Allison Perlman is Associate Professor in the Departments of Film and Media Studies and History at the University of California, Irvine. She is the author of Public Interests: Media Advocacy and Struggles over US Television (2016) and co‐editor of Flow TV: Television in the Age of Convergent Media (2010).

Alexander Russo is Associate Professor in the Department of Media Studies at the Catholic University of America in Washington, DC. He is the author of Points on the Dial: Golden Age Radio Beyond the Networks (2010), as well as articles and book chapters on the technology and cultural form of radio and television, sound studies, the history of music and society, and media infrastructures.

Josh Shepperd is Assistant Professor of Media and Communication Studies at the Catholic University of America.
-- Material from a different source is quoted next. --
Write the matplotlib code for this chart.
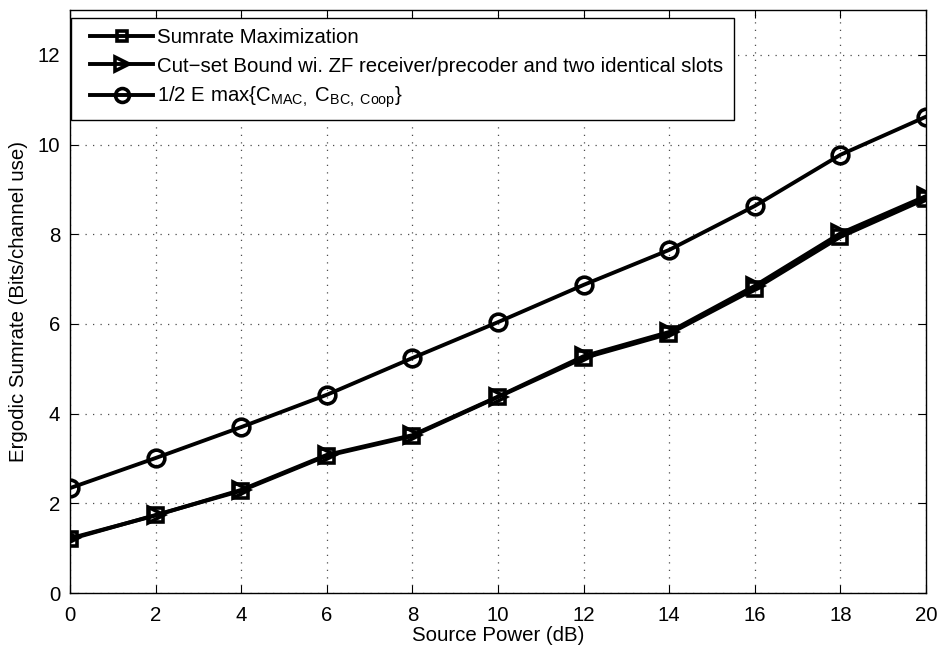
import numpy as np
import matplotlib.pyplot as plt
from matplotlib.lines import Line2D
from matplotlib.legend_handler import HandlerLine2D

plt.rcParams['font.family'] = ['Liberation Sans', 'DejaVu Sans']
plt.rcParams['mathtext.fontset'] = 'custom'
plt.rcParams['mathtext.rm'] = 'Liberation Sans'
plt.rcParams['mathtext.it'] = 'Liberation Sans'

# source power in dB
power_db = [0, 2, 4, 6, 8, 10, 12, 14, 16, 18, 20]
sumrate_max = [1.20, 1.74, 2.28, 3.06, 3.50, 4.37, 5.24, 5.78, 6.78, 7.94, 8.79]
cutset_zf = [1.22, 1.73, 2.30, 3.08, 3.52, 4.38, 5.28, 5.82, 6.85, 8.02, 8.85]
half_emax = [2.34, 3.01, 3.70, 4.42, 5.24, 6.04, 6.87, 7.65, 8.63, 9.77, 10.62]

fs = 14.7

fig = plt.figure(figsize=(9.4, 6.46), dpi=100)
ax = fig.add_axes([0.0745, 0.082, 0.9105, 0.9025])

ax.plot(power_db, sumrate_max, 'k-s', lw=2.8, ms=10, mew=2.6, mfc='none',
        label='Sumrate Maximization')
ax.plot(power_db, cutset_zf, 'k->', lw=2.8, ms=12, mew=2.6, mfc='none',
        label='Cut\u2212set Bound wi. ZF receiver/precoder and two identical slots')
ax.plot(power_db, half_emax, 'k-o', lw=2.8, ms=12, mew=2.6, mfc='none',
        label=r'1/2 E max{C$_{\mathrm{MAC},}$ C$_{\mathrm{BC,\ Coop}}$}')

ax.set_xlim(0, 20)
ax.set_ylim(0, 13)
ax.set_xticks(np.arange(0, 21, 2))
ax.set_yticks(np.arange(0, 13, 2))
ax.grid(True, color='0.3', lw=0.9, dashes=(1, 5))
ax.tick_params(direction='in', top=True, right=True, labelsize=fs, length=6)
ax.tick_params(axis='x', pad=9)
ax.tick_params(axis='y', pad=7)
for s in ax.spines.values():
    s.set_linewidth(1.0)

ax.set_xlabel('Source Power (dB)', fontsize=fs, labelpad=1)
ax.set_ylabel('Ergodic Sumrate (Bits/channel use)', fontsize=fs, labelpad=7)

leg = ax.legend(loc='upper left', bbox_to_anchor=(0.001, 0.986), fontsize=fs,
                fancybox=False, framealpha=1, edgecolor='k', borderaxespad=0,
                handlelength=3.53, handletextpad=0.2, labelspacing=0.45,
                borderpad=0.5, handler_map={Line2D: HandlerLine2D(xpad=0.45)})
leg.get_frame().set_linewidth(1.0)
# smaller markers inside the legend box
for h, ms in zip(leg.get_lines(), [7, 10, 10]):
    h.set_markersize(ms)

fig.savefig('out.png', dpi=100)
He is also Director of the Library of Congress’ Radio Preservation Task Force, and is a Sound History Fellow at the Library of Congress’ National Recording Preservation Board.

Stacy Takacs is Associate Professor and Director of American Studies at Oklahoma State University and a member of the faculty in Screen Studies. She is the author of Terrorism TV: Popular Entertainment in Post‐9/11 America (2012), and Interrogating Popular Culture (2014); most recently she co‐edited a volume on the history of military‐themed entertainment programming on US television called American Militarism on the Small Screen (with Anna Froula, 2015). She is currently writing a manuscript about the American Forces Television Service. Her work has appeared in such journals as Cultural Critique, Cultural Studies, Feminist Media Studies, and Quarterly Review of Film and Video.

Shawn VanCour is Assistant Professor of Media Archival Studies in the Department of Information Studies at UCLA. He is author of Making Radio: Early Radio Production and the Rise of Modern Sound Culture (forthcoming) and has published articles on radio and television history, media archives, technology studies, and music and sound studies.

Mark J. Williams is Associate Professor of Film and Media Studies at Dartmouth College where he also directs the Media Ecology Project. His book Remote Possibilities: A History of Early Television in Los Angeles is forthcoming.